I sat on the bed trying to get that image out of my head. Not because I didn't like what I saw, but because I didn't think I should like what I saw, if that makes any sense. This was my friend, some things you just don't need to see on your friend, especially when you have a live in girlfriend. I sat on my bed, looking out the window, just knowing that my girl was gonna come home early from work and misinterpret this situation. Nailah came out the bathroom wrapped up in a towel like it was no big deal.

"Where's your iron?"
"You wanna think about getting dressed sometime soon?"
"I had no idea you were such a prude."
"I'm not, but my girl might come home at any minute."

That wasn't exactly true. She was gonna be at work for a couple more hours, but I wasn't trying to take no chances. Nailah ironed her clothes as I sat on the bed making small talk, and avoiding eye contact. When she was finished, she dropped the towel and stood there butt ass naked, putting lotion on.

"You know that other person I was interested in?"
"Yeah"
"It was you, but then you had to go and get a girlfriend."
"..."
"It's probably best I never told you.

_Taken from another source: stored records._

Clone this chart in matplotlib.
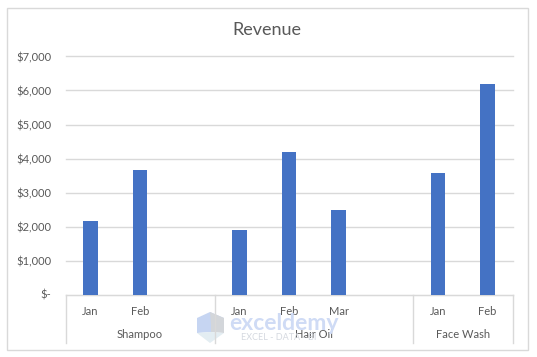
#!/usr/bin/env python3
"""Revenue by product and month, column chart with two-level category axis."""

import matplotlib
matplotlib.use("Agg")
import matplotlib.pyplot as plt
from matplotlib.patches import Polygon, Rectangle

months = ["Jan", "Feb", "", "Jan", "Feb", "Mar", "", "Jan", "Feb"]
revenue = [2150, 3650, 0, 1900, 4200, 2480, 0, 3570, 6200]
products = ["Shampoo", "Hair Oil", "Face Wash"]
product_spans = [(-0.5, 2.5), (2.5, 6.5), (6.5, 8.5)]
y_ticks = [0, 1000, 2000, 3000, 4000, 5000, 6000, 7000]

COLOR_BAR = "#4472C4"
COLOR_GRID = "#D9D9D9"
COLOR_TEXT = "#595959"

plt.rcParams["font.family"] = ["Lato", "DejaVu Sans"]

W, H = 537, 357
AX_H = 238.0
fig = plt.figure(figsize=(W / 100, H / 100), dpi=100)
ax = fig.add_axes([65.5 / W, 1 - 294.5 / H, 447 / W, AX_H / H])

fig.add_artist(Rectangle((7.5 / W, 1 - 350 / H), 520.5 / W, 342.5 / H,
                         transform=fig.transFigure, fill=False,
                         edgecolor=COLOR_GRID, linewidth=1))

ax.bar(range(len(months)), revenue, width=0.3, color=COLOR_BAR, zorder=3)
ax.set_xlim(-0.5, 8.5)
ax.set_ylim(0, 7000)
ax.set_yticks(y_ticks)
ax.set_yticklabels(["$-"] + [f"${v:,}" for v in y_ticks[1:]])
ax.set_xticks(range(len(months)))
ax.set_xticklabels(months)
ax.tick_params(axis="both", length=0, labelsize=8, labelcolor=COLOR_TEXT)
ax.tick_params(axis="x", pad=8)
ax.tick_params(axis="y", pad=10)
ax.grid(axis="y", color=COLOR_GRID, linewidth=1, zorder=0)
# top gridline sits right on the axes edge, keep it from being clipped away
for line in ax.get_ygridlines():
    line.set_clip_on(False)
for side in ["top", "left", "right"]:
    ax.spines[side].set_visible(False)
ax.spines["bottom"].set_color(COLOR_GRID)

# watermark sits under the axis labels
logo_faces = [
    ([(197, 318), (210, 312), (224, 318), (211, 325), (211, 332), (197, 333)], "#C6D5F2"),
    ([(210, 312), (224, 318), (224, 333), (211, 332), (211, 325)], "#D3D6DA"),
    ([(197, 333), (211, 332), (224, 333), (210, 343)], "#E3EDF2"),
]
for pts, col in logo_faces:
    fig.add_artist(Polygon([(x / W, 1 - y / H) for x, y in pts],
                           transform=fig.transFigure, facecolor=col,
                           edgecolor="none", zorder=0))
fig.text(229 / W, 1 - 323 / H, "exceldemy", fontsize=16.5, fontweight="bold",
         color="#CFDBF5", ha="left", va="center", zorder=0)
fig.text(241 / W, 1 - 337.5 / H, "EXCEL - DATA - BI", fontsize=6.5,
         color="#D5D9E0", ha="left", va="center", zorder=0)

# two-level category axis below the columns
tr = ax.get_xaxis_transform()
seps = sorted({e for span in product_spans for e in span})
for x in seps:
    ax.plot([x, x], [0, -48.5 / AX_H], transform=tr, color=COLOR_GRID,
            linewidth=1, clip_on=False)
for name, (a, b) in zip(products, product_spans):
    ax.text((a + b) / 2, -40 / AX_H, name, transform=tr, ha="center",
            va="center", fontsize=8, color=COLOR_TEXT, zorder=4)

ax.patch.set_alpha(0)
fig.text(267 / W, 1 - 30 / H, "Revenue", ha="center", va="center",
         fontsize=13, color=COLOR_TEXT)

fig.savefig("out.png", dpi=100)
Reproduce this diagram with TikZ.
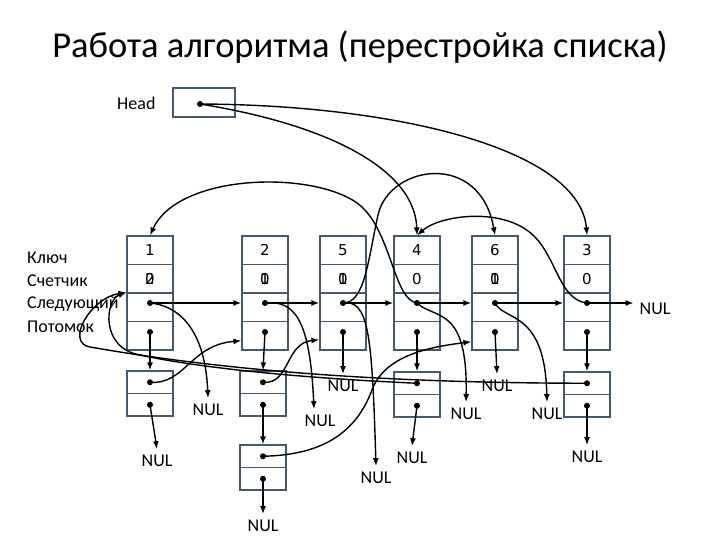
\documentclass[tikz,border=0pt]{standalone}
\usepackage{fontspec}
\setmainfont{Carlito}
\newfontfamily\digitfont{DejaVu Sans}
\usetikzlibrary{arrows.meta}

\definecolor{boxblue}{RGB}{68,88,110}

\tikzset{
    cell/.style={draw=boxblue, line width=1.2pt, minimum width=46pt, minimum height=28.5pt, inner sep=0pt, font=\digitfont\fontsize{15}{15}\selectfont},
    subcell/.style={cell, minimum height=22.5pt},
    ptr/.style={line width=1.4pt, -{Latex[length=8pt,width=6pt]}},
    nul/.style={font=\fontsize{18}{18}\selectfont, inner sep=1pt, outer sep=5pt},
    lbl/.style={font=\fontsize{18}{18}\selectfont, anchor=west, inner sep=0pt},
}

\begin{document}
\begin{tikzpicture}[x=1pt,y=-1pt]
    \useasboundingbox (0,0) rectangle (720,540);
    \fill[white] (0,0) rectangle (720,540);

    \def\dotr{3pt}

    % Title
    \node[font=\fontsize{36.5}{36.5}\selectfont] (title) at (360,47) {Работа алгоритма (перестройка списка)};

    % Head
    \node[lbl] (headlbl) at (117,103) {Head};
    \node[cell, minimum width=62pt, minimum height=29pt] (head) at (204,102.5) {};
    \coordinate (dhead) at (200,104);
    \fill (dhead) circle (\dotr);

    % Field names
    \node[lbl] (lkey) at (27,258) {Ключ};
    \node[lbl] (lcnt) at (27,281) {Счетчик};
    \node[lbl] (lnext) at (27,304) {Следующий};
    \node[lbl] (lkid) at (27,327) {Потомок};

    % Top row: key / counter / next / kid
    \foreach \k/\x/\a/\b in {1/150/0/2, 2/265/0/1, 5/343/0/1, 4/417/0/{}, 6/495/0/1, 3/587/0/{}} {
        \node[cell] (key\k) at (\x,250.25) {\k};
        \node[cell] (cnt\k) at (\x,278.75) {\makebox[0pt]{\a}\makebox[0pt]{\b}};
        \node[cell] (next\k) at (\x,307.25) {};
        \node[cell] (kid\k) at (\x,335.75) {};
        \coordinate (dn\k) at (\x,303);
        \coordinate (dk\k) at (\x,332);
        \fill (dn\k) circle (\dotr);
        \fill (dk\k) circle (\dotr);
    }

    % Lower row: next / kid
    \foreach \s/\x/\y in {A/150/371, B/263/371, C/263/445, D/417/372, E/587/372} {
        \node[subcell] (snext\s) at (\x,\y+11.25) {};
        \node[subcell] (skid\s) at (\x,\y+33.75) {};
        \coordinate (sdn\s) at (\x,\y+11.25);
        \coordinate (sdk\s) at (\x,\y+33.75);
        \fill (sdn\s) circle (\dotr);
        \fill (sdk\s) circle (\dotr);
    }

    % NUL ends
    \node[nul] (nulR) at (655,309) {NUL};
    \node[nul] (nulK5) at (343,386) {NUL};
    \node[nul] (nulK6) at (497,386) {NUL};
    \node[nul] (nulA) at (157,461) {NUL};
    \node[nul] (nulC) at (263,526) {NUL};
    \node[nul] (nulD) at (412,458) {NUL};
    \node[nul] (nulE) at (587,457) {NUL};
    \node[nul] (n1) at (208,410) {NUL};
    \node[nul] (n2) at (320,421) {NUL};
    \node[nul] (n5) at (376,478) {NUL};
    \node[nul] (n4) at (466,414) {NUL};
    \node[nul] (n6) at (547,414) {NUL};

    % next pointers
    \draw[ptr] (dn1) -- (dn1 -| next2.west);
    \draw[ptr] (dn2) -- (dn2 -| next5.west);
    \draw[ptr] (dn5) -- (dn5 -| next4.west);
    \draw[ptr] (dn4) -- (dn4 -| next6.west);
    \draw[ptr] (dn6) -- (dn6 -| next3.west);
    \draw[ptr] (dn3) -- (dn3 -| nulR.west);

    % kid pointers
    \draw[ptr] (dk1) -- (snextA.north);
    \draw[ptr] (dk2) -- (snextB.north);
    \draw[ptr] (dk5) -- (nulK5.north);
    \draw[ptr] (dk4) -- (snextD.north);
    \draw[ptr] (dk6) -- (nulK6.north);
    \draw[ptr] (dk3) -- (snextE.north);
    \draw[ptr] (sdkA) -- (nulA.north);
    \draw[ptr] (sdkB) -- (snextC.north);
    \draw[ptr] (sdkC) -- (nulC.north);
    \draw[ptr] (sdkD) -- (nulD.north);
    \draw[ptr] (sdkE) -- (nulE.north);

    % Head
    \draw[ptr] (dhead) .. controls (330,125) and (415,170) .. (key4.north);
    \draw[ptr] (dhead) .. controls (400,105) and (580,150) .. (key3.north);

    % rebuilt links
    \draw[ptr] (dn4) .. controls (395,300) and (392,240) .. (365,210) .. controls (329,170) and (180,170) .. (key1.north);
    \draw[ptr] (dn5) .. controls (365,303) and (368,260) .. (378,215) .. controls (389,165) and (480,150) .. (key6.north);
    \draw[ptr] (dn3) .. controls (560,300) and (557,260) .. (535,237) .. controls (505,206) and (440,215) .. (key4.north);

    % old links to NUL
    \draw[ptr] (dn1) .. controls (175,305) and (205,325) .. (n1.north);
    \draw[ptr] (dn2) .. controls (295,300) and (310,320) .. ([xshift=-6pt]n2.north);
    \draw[ptr] (dn5) .. controls (368,300) and (372,330) .. (n5.north);
    \draw[ptr] (dn4) .. controls (435,320) and (468,305) .. (n4.north);
    \draw[ptr] (dn6) .. controls (505,322) and (545,310) .. (n6.north);

    % lower row links
    \draw[ptr] (sdnA) .. controls (185,385) and (190,345) .. ([yshift=-5pt]kid2.west);
    \draw[ptr] (sdnB) .. controls (290,385) and (285,343) .. ([yshift=-4pt]kid5.west);
    \draw[ptr] (sdnC) .. controls (320,455) and (355,435) .. (372,390) .. controls (385,355) and (430,347) .. ([yshift=-6pt]kid6.west);
    \draw[ptr] (sdnD) .. controls (300,378) and (200,368) .. (140,355) .. controls (100,348) and (105,300) .. (next1.north west);
    \draw[ptr] (sdnE) .. controls (420,383) and (250,375) .. (90,347) .. controls (65,343) and (90,298) .. (next1.north west);

\end{tikzpicture}
\end{document}
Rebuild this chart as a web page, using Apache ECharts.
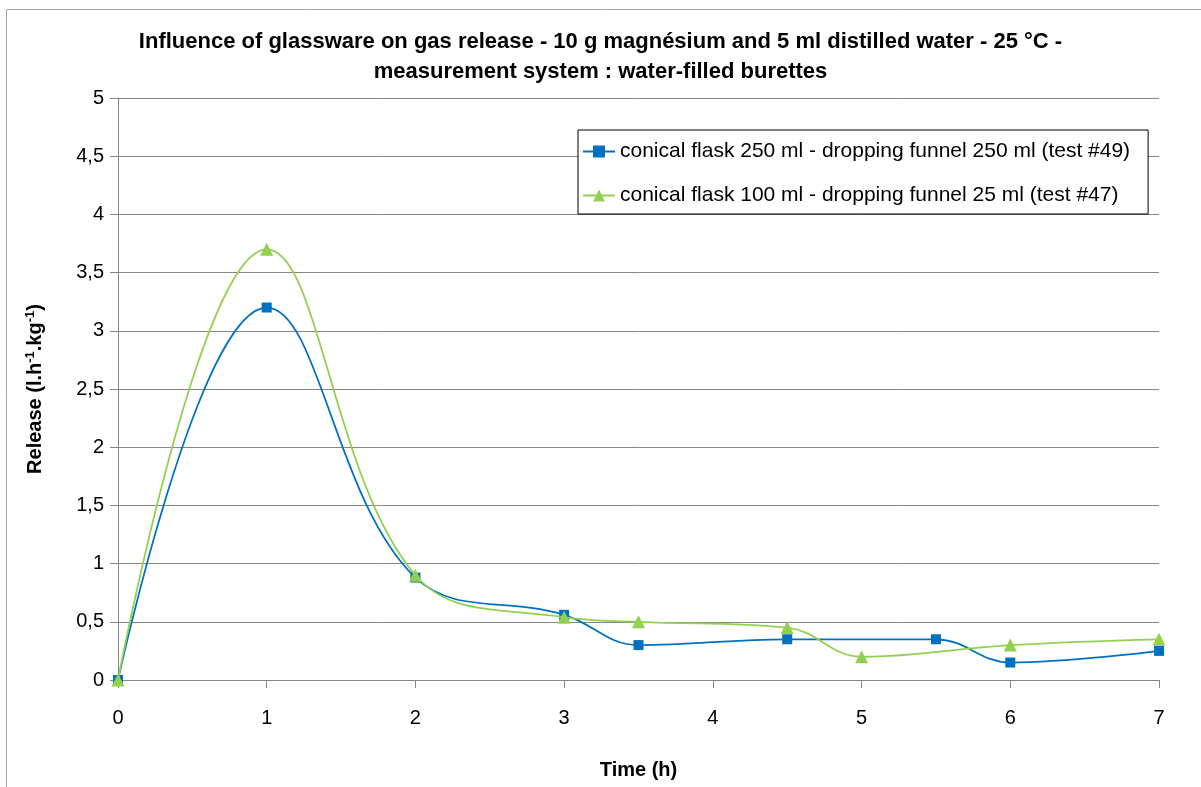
<!DOCTYPE html>
<html><head><meta charset="utf-8">
<script src="https://cdn.jsdelivr.net/npm/echarts@6/dist/echarts.min.js"></script>
<style>html,body{margin:0;padding:0;background:#fff}#c{width:1201px;height:787px}</style>
</head><body><div id="c"></div>
<script>
const titleText = 'Influence of glassware on gas release - 10 g magnésium and 5 ml distilled water - 25 °C -\nmeasurement system : water-filled burettes';
const seriesNames = ['conical flask 250 ml - dropping funnel 250 ml (test #49)', 'conical flask 100 ml - dropping funnel 25 ml (test #47)'];
const timeA = [0, 1, 2, 3, 3.5, 4.5, 5.5, 6, 7];
const releaseA = [0, 3.2, 0.88, 0.56, 0.3, 0.35, 0.35, 0.15, 0.25];
const timeB = [0, 1, 2, 3, 3.5, 4.5, 5, 6, 7];
const releaseB = [0, 3.7, 0.9, 0.54, 0.5, 0.45, 0.2, 0.3, 0.35];

const font = 'Liberation Sans';
const chart = echarts.init(document.getElementById('c'));
chart.setOption({
  animation: false,
  backgroundColor: '#fff',
  graphic: [{type:'rect', shape:{x:6.5,y:9.5,width:1300,height:900}, style:{fill:'none', stroke:'#a6a6a6', lineWidth:1}, silent:true}],
  title: {
    text: titleText, left: 'center', top: 22,
    textStyle: {fontFamily: font, fontSize: 22, fontWeight: 'bold', color: '#000', lineHeight: 30}
  },
  legend: {
    orient: 'vertical', left: 578, top: 130,
    backgroundColor: '#fff', borderColor: '#000', borderWidth: 1,
    padding: [11, 18, 8, 4], itemGap: 23, itemWidth: 32, itemHeight: 15,
    textStyle: {fontFamily: font, fontSize: 21, color: '#000'},
    data: seriesNames
  },
  grid: {left: 118, right: 42, top: 98, bottom: 107, containLabel: false},
  xAxis: {
    type: 'value', min: 0, max: 7, interval: 1,
    name: 'Time (h)', nameLocation: 'middle', nameGap: 80,
    nameTextStyle: {fontFamily: font, fontSize: 20, fontWeight: 'bold', color: '#000'},
    axisLine: {lineStyle: {color: '#868686', width: 1}},
    axisTick: {show: true, length: 8, lineStyle: {color: '#868686'}},
    axisLabel: {fontFamily: font, fontSize: 20, color: '#000', margin: 28},
    splitLine: {show: false}
  },
  yAxis: {
    type: 'value', min: 0, max: 5, interval: 0.5,
    name: '{a|Release (l.h}{s|-1}{a|.kg}{s|-1}{a|)}', nameLocation: 'middle', nameGap: 72, nameRotate: 90,
    nameTextStyle: {
      rich: {
        a: {fontFamily: font, fontSize: 20, fontWeight: 'bold', color: '#000'},
        s: {fontFamily: font, fontSize: 13, fontWeight: 'bold', color: '#000', verticalAlign: 'top', padding: [0,0,9,0]}
      }
    },
    axisLine: {show: true, lineStyle: {color: '#868686', width: 1}},
    axisTick: {show: true, length: 8, lineStyle: {color: '#868686'}},
    axisLabel: {fontFamily: font, fontSize: 20, color: '#000', margin: 14,
      formatter: v => String(v).replace('.', ',')},
    splitLine: {show: true, lineStyle: {color: '#868686', width: 1}}
  },
  series: [
    {
      name: seriesNames[0], type: 'line', smooth: 0.4,
      data: timeA.map((t, i) => [t, releaseA[i]]),
      symbol: 'rect', symbolSize: 10,
      itemStyle: {color: '#0070C0'},
      lineStyle: {color: '#0070C0', width: 1.75},
      z: 3
    },
    {
      name: seriesNames[1], type: 'line', smooth: 0.4,
      data: timeB.map((t, i) => [t, releaseB[i]]),
      symbol: 'triangle', symbolSize: 13,
      itemStyle: {color: '#92D050'},
      lineStyle: {color: '#92D050', width: 1.75},
      z: 4
    }
  ]
});
</script></body></html>
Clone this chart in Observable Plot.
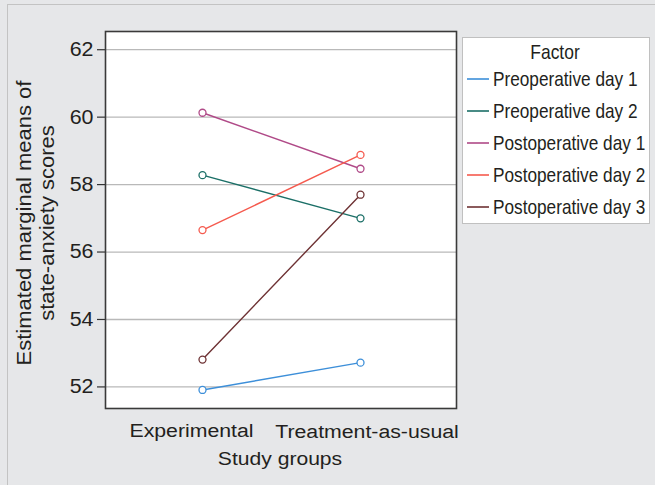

I didn't want to ruin our friendship, but I was curious."
"..."
"What would you have said?"
"I mean... I don't... I... can you put some clothes on please?"
"I'm not asking now. I know you all in love and shit"
"Nailah, for real. I can't concentrate like this. I'm trying not to look, but come on I'm a man"
"Aiight, son. I'll leave it alone, but I'll expect an answer one day."

She laughed, then put on her clothes and left a few minutes later. I just sat there staring at the walls, trying to figure out how I was gonna look her in her face next time I saw her. No doubt it was gonna be weird. I didn't tell my girl about what happened, but she seemed to have some kind of sixth sense about Nailah. Like whenever Nailah would call, she would "forget" to give me the message. Or if I was on the phone with Nailah, that would be the time when she "needed" me. The whole thing caused a strain on our relationship, so much so that I didn't even tell her that I was moving to Atlanta. She heard it from her friend Tasha, who was hooked up with my friend Kareem. Oops, my bad. I haven't spoken to Nailah in about 8 years.

Fast forward to tonight. Like I said, I was on MySpace on a totally unrelated mission and I came across her profile. She lives in Atlanta now too. She still looks exactly the same as she did 8 years ago. I wonder if it's way too late to rekindle a friendship. We used to be so close before the whole Full Monty show. It doesn't seem to make sense that one youthful indiscretion should prohibit us from being friends again. Then again, I'm not the same person I was then. I'm way more anti social than I used to be. I'm far more sarcastic than I was. I'm more standoffish than I was back then. Maybe she wouldn't even want to be this Rashan's friend. We'll soon find out. I decided to send her a message. I'll be sure to let you know what happens.